• **Supplied information**
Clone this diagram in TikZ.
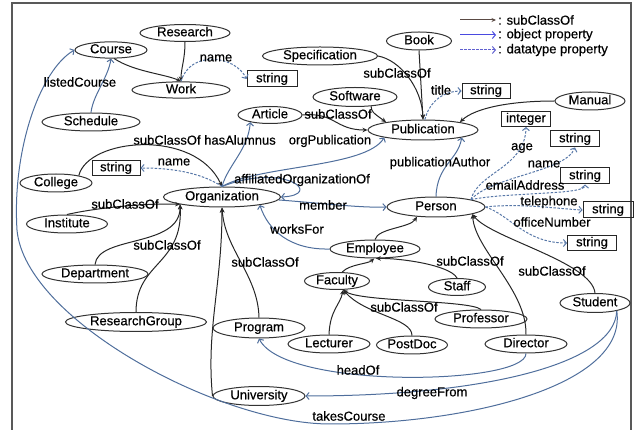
\documentclass[tikz,border=0pt]{standalone}
\usepackage{fontspec}
\setmainfont{Liberation Sans}[FakeBold=0.5]
\usetikzlibrary{arrows.meta,shapes.geometric}
\definecolor{obj}{HTML}{4F6E9C}
\definecolor{dtp}{HTML}{5878A8}
\definecolor{sub}{HTML}{262626}
\definecolor{legsub}{HTML}{5A4A44}
\definecolor{legobj}{HTML}{4A4AE0}
\definecolor{legdtp}{HTML}{6060D0}
\begin{document}
\begin{tikzpicture}[x=1pt,y=-1pt,
  font=\fontsize{13}{15}\selectfont,
  cls/.style={ellipse, draw=black!80, line width=1pt, inner sep=0pt, text height=9pt, text depth=2.5pt},
  lit/.style={rectangle, draw=black!85, line width=1pt, inner sep=0pt, text height=9pt, text depth=2.5pt},
  subc/.style={draw=sub, line width=1pt, -{Stealth[length=5pt,width=4.5pt]}},
  objp/.style={draw=obj, line width=1pt, -{Straight Barb[length=3pt,width=7pt]}},
  dtpp/.style={draw=dtp, line width=1pt, dash pattern=on 2.5pt off 1.5pt, -{Straight Barb[length=3pt,width=7pt]}},
  lab/.style={inner sep=0pt}]
\useasboundingbox (0,0) rectangle (635,430);
\draw[draw=black!65, line width=1.6pt] (12,440) -- (12,3) -- (631,3) -- (631,440);

% classes
\node[cls,minimum width=72,minimum height=16] (Course) at (111,50) {Course};
\node[cls,minimum width=90,minimum height=17] (Research) at (185,33) {Research};
\node[cls,minimum width=98,minimum height=16] (Work) at (181,90) {Work};
\node[cls,minimum width=98,minimum height=18] (Schedule) at (91,122) {Schedule};
\node[cls,minimum width=115,minimum height=18] (Specification) at (320,56) {Specification};
\node[cls,minimum width=65,minimum height=18] (Book) at (419,41) {Book};
\node[cls,minimum width=84,minimum height=19] (Software) at (355,97) {Software};
\node[cls,minimum width=110,minimum height=20] (Publication) at (423,130) {Publication};
\node[cls,minimum width=70,minimum height=18] (Manual) at (590,101) {Manual};
\node[cls,minimum width=64,minimum height=17] (Article) at (270,115) {Article};
\node[cls,minimum width=117,minimum height=20] (Organization) at (222,197) {Organization};
\node[cls,minimum width=98,minimum height=20] (Person) at (436,207) {Person};
\node[cls,minimum width=72,minimum height=18] (College) at (56,183) {College};
\node[cls,minimum width=81,minimum height=18] (Institute) at (67,224) {Institute};
\node[cls,minimum width=106,minimum height=18] (Department) at (95,274) {Department};
\node[cls,minimum width=141,minimum height=19] (ResearchGroup) at (136,322) {ResearchGroup};
\node[cls,minimum width=92,minimum height=20] (Program) at (259,328) {Program};
\node[cls,minimum width=92,minimum height=19] (University) at (259,396) {University};
\node[cls,minimum width=90,minimum height=18] (Employee) at (375,249) {Employee};
\node[cls,minimum width=65,minimum height=17] (Faculty) at (337,281) {Faculty};
\node[cls,minimum width=57,minimum height=17] (Staff) at (457,287) {Staff};
\node[cls,minimum width=92,minimum height=18] (Professor) at (481,319) {Professor};
\node[cls,minimum width=82,minimum height=18] (Director) at (526,344) {Director};
\node[cls,minimum width=70,minimum height=19] (Student) at (595,303) {Student};
\node[cls,minimum width=82,minimum height=18] (Lecturer) at (329,344) {Lecturer};
\node[cls,minimum width=71,minimum height=18] (PostDoc) at (412,345) {PostDoc};

% literals
\node[lit,minimum width=50,minimum height=16] (s1) at (272,79) {string};
\node[lit,minimum width=48,minimum height=15] (s2) at (116,168) {string};
\node[lit,minimum width=48,minimum height=15] (s3) at (486,91) {string};
\node[lit,minimum width=49,minimum height=15] (s4) at (526,119) {integer};
\node[lit,minimum width=49,minimum height=16] (s5) at (575,139) {string};
\node[lit,minimum width=49,minimum height=16] (s6) at (585,176) {string};
\node[lit,minimum width=50,minimum height=16] (s7) at (608,210) {string};
\node[lit,minimum width=49,minimum height=15] (s8) at (592,243) {string};

% subClassOf edges
\draw[subc] (Research.south) .. controls (185,60) and (181,68) .. (Work.north);
\draw[subc] (Course.-70) .. controls (135,72) and (165,74) .. (Work.north);
\draw[subc] (Specification.east) .. controls (400,60) and (422,88) .. (Publication.north);
\draw[subc] (Book.south) -- (Publication.north);
\draw[subc] (Software.-30) .. controls (372,112) .. (Publication.168);
\draw[subc] (Article.east) .. controls (335,112) and (335,130) .. (Publication.west);
\draw[subc] (Manual.west) .. controls (510,101) and (475,108) .. (Publication.12);
\draw[subc] (College.18) .. controls (88,138) and (195,128) .. (Organization.north);
\draw[subc] (Institute.north) .. controls (100,207) and (150,203) .. (Organization.190);
\draw[subc] (Department.north) .. controls (98,235) and (180,248) .. (Organization.190);
\draw[subc] (ResearchGroup.north) .. controls (136,262) and (183,265) .. (Organization.190);
\draw[subc] (University.west) .. controls (206,330) and (222,285) .. (Organization.south);
\draw[subc] (Program.north) .. controls (258,275) and (225,250) .. (Organization.south);
\draw[subc] (Employee.north) .. controls (378,228) and (410,228) .. (Person.207);
\draw[subc] (Faculty.60) .. controls (350,264) and (368,264) .. (Employee.265);
\draw[subc] (Staff.north) .. controls (450,265) and (400,258) .. (Employee.275);
\draw[subc] (Professor.north) .. controls (470,300) and (360,302) .. (Faculty.-55);
\draw[subc] (Lecturer.north) .. controls (330,310) and (340,305) .. (Faculty.-55);
\draw[subc] (PostDoc.north) .. controls (412,318) and (365,315) .. (Faculty.-55);
\draw[subc] (Director.north) .. controls (527,290) and (475,250) .. (Person.-11);
\draw[subc] (Student.north) .. controls (592,262) and (490,238) .. (Person.-11);

% object properties
\draw[objp] (Schedule.north) .. controls (93,95) and (108,78) .. (Course.south);
\draw[objp] (Organization.north) .. controls (228,165) and (248,150) .. (Article.200);
\draw[objp] (Organization.north) .. controls (260,165) and (365,168) .. (Publication.191);
\draw[objp] (Organization.north) .. controls (285,162) and (325,195) .. (Organization.east);
\draw[objp] (Organization.-3) .. controls (320,203) and (360,208) .. (Person.west);
\draw[objp] (Employee.west) .. controls (290,250) and (268,230) .. (Organization.-12);
\draw[objp] (Person.north) .. controls (437,165) and (458,160) .. (Publication.-11);
\draw[objp] (Director.south) .. controls (526,385) and (285,390) .. (Program.south);
\draw[objp] (Student.-20) .. controls (615,365) and (480,396) .. (University.east);
\draw[objp] (Student.-20) .. controls (628,385) and (470,424) .. (330,424)
  .. controls (220,424) and (25,320) .. (17,230)
  .. controls (12,150) and (40,70) .. (Course.west);

% datatype properties
\draw[dtpp] (Work.north) .. controls (190,50) and (235,55) .. (s1.west);
\draw[dtpp] (Publication.80) .. controls (430,100) and (445,91) .. (s3.west);
\draw[dtpp] (Organization.north) .. controls (200,172) and (170,168) .. (s2.east);
\draw[dtpp] (Person.12) .. controls (478,172) and (525,168) .. (s4.south);
\draw[dtpp] (Person.12) .. controls (492,176) and (565,172) .. (s5.south);
\draw[dtpp] (Person.12) .. controls (510,192) and (585,195) .. (s6.south);
\draw[dtpp] (Person.east) .. controls (520,203) and (560,209) .. (s7.west);
\draw[dtpp] (Person.east) .. controls (510,215) and (525,243) .. (s8.west);

% labels
\node[lab] (l1) at (216,58) {name};
\node[lab] (l2) at (80,82) {listedCourse};
\node[lab] (l3) at (397,73) {subClassOf};
\node[lab] (l4) at (441,90) {title};
\node[lab] (l5) at (338,114) {subClassOf};
\node[lab] (l6) at (167,140) {subClassOf};
\node[lab] (l7) at (240,140) {hasAlumnus};
\node[lab] (l8) at (330,141) {orgPublication};
\node[lab] (l9) at (174,162) {name};
\node[lab] (l10) at (302,180) {affiliatedOrganizationOf};
\node[lab] (l11) at (440,163) {publicationAuthor};
\node[lab] (l12) at (522,148) {age};
\node[lab] (l13) at (544,164) {name};
\node[lab] (l14) at (525,185) {emailAddress};
\node[lab] (l15) at (549,202) {telephone};
\node[lab] (l16) at (552,222) {officeNumber};
\node[lab] (l17) at (125,204) {subClassOf};
\node[lab] (l18) at (323,205) {member};
\node[lab] (l19) at (297,229) {worksFor};
\node[lab] (l20) at (167,245) {subClassOf};
\node[lab] (l21) at (265,262) {subClassOf};
\node[lab] (l22) at (470,261) {subClassOf};
\node[lab] (l23) at (552,271) {subClassOf};
\node[lab] (l24) at (404,307) {subClassOf};
\node[lab] (l25) at (358,370) {headOf};
\node[lab] (l26) at (432,393) {degreeFrom};
\node[lab] (l27) at (349,416) {takesCourse};

% legend
\coordinate (g1a) at (460,20); \coordinate (g1b) at (496,20);
\coordinate (g2a) at (460,35); \coordinate (g2b) at (496,35);
\coordinate (g3a) at (460,50); \coordinate (g3b) at (496,50);
\draw[draw=legsub, line width=1pt, -{Stealth[length=4.5pt,width=4pt]}] (g1a) -- (g1b);
\draw[draw=legobj, line width=1pt, -{Straight Barb[length=3pt,width=7pt]}] (g2a) -- (g2b);
\draw[draw=legdtp, line width=1pt, dash pattern=on 2.5pt off 1.5pt, -{Straight Barb[length=3pt,width=7pt]}] (g3a) -- (g3b);
\node[lab, anchor=west] (t1) at (498,20) {: subClassOf};
\node[lab, anchor=west] (t2) at (498,35) {: object property};
\node[lab, anchor=west] (t3) at (498,50) {: datatype property};
\end{tikzpicture}
\end{document}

• **Work to do**
Please extract exactly the lines of the data, from the first through the line containing "(631,3) -- (631,440);", and add no pictures to the copy.

• **Solved problem**
Clone this diagram in TikZ.
\documentclass[tikz,border=0pt]{standalone}
\usepackage{fontspec}
\setmainfont{Liberation Sans}[FakeBold=0.5]
\usetikzlibrary{arrows.meta,shapes.geometric}
\definecolor{obj}{HTML}{4F6E9C}
\definecolor{dtp}{HTML}{5878A8}
\definecolor{sub}{HTML}{262626}
\definecolor{legsub}{HTML}{5A4A44}
\definecolor{legobj}{HTML}{4A4AE0}
\definecolor{legdtp}{HTML}{6060D0}
\begin{document}
\begin{tikzpicture}[x=1pt,y=-1pt,
  font=\fontsize{13}{15}\selectfont,
  cls/.style={ellipse, draw=black!80, line width=1pt, inner sep=0pt, text height=9pt, text depth=2.5pt},
  lit/.style={rectangle, draw=black!85, line width=1pt, inner sep=0pt, text height=9pt, text depth=2.5pt},
  subc/.style={draw=sub, line width=1pt, -{Stealth[length=5pt,width=4.5pt]}},
  objp/.style={draw=obj, line width=1pt, -{Straight Barb[length=3pt,width=7pt]}},
  dtpp/.style={draw=dtp, line width=1pt, dash pattern=on 2.5pt off 1.5pt, -{Straight Barb[length=3pt,width=7pt]}},
  lab/.style={inner sep=0pt}]
\useasboundingbox (0,0) rectangle (635,430);
\draw[draw=black!65, line width=1.6pt] (12,440) -- (12,3) -- (631,3) -- (631,440);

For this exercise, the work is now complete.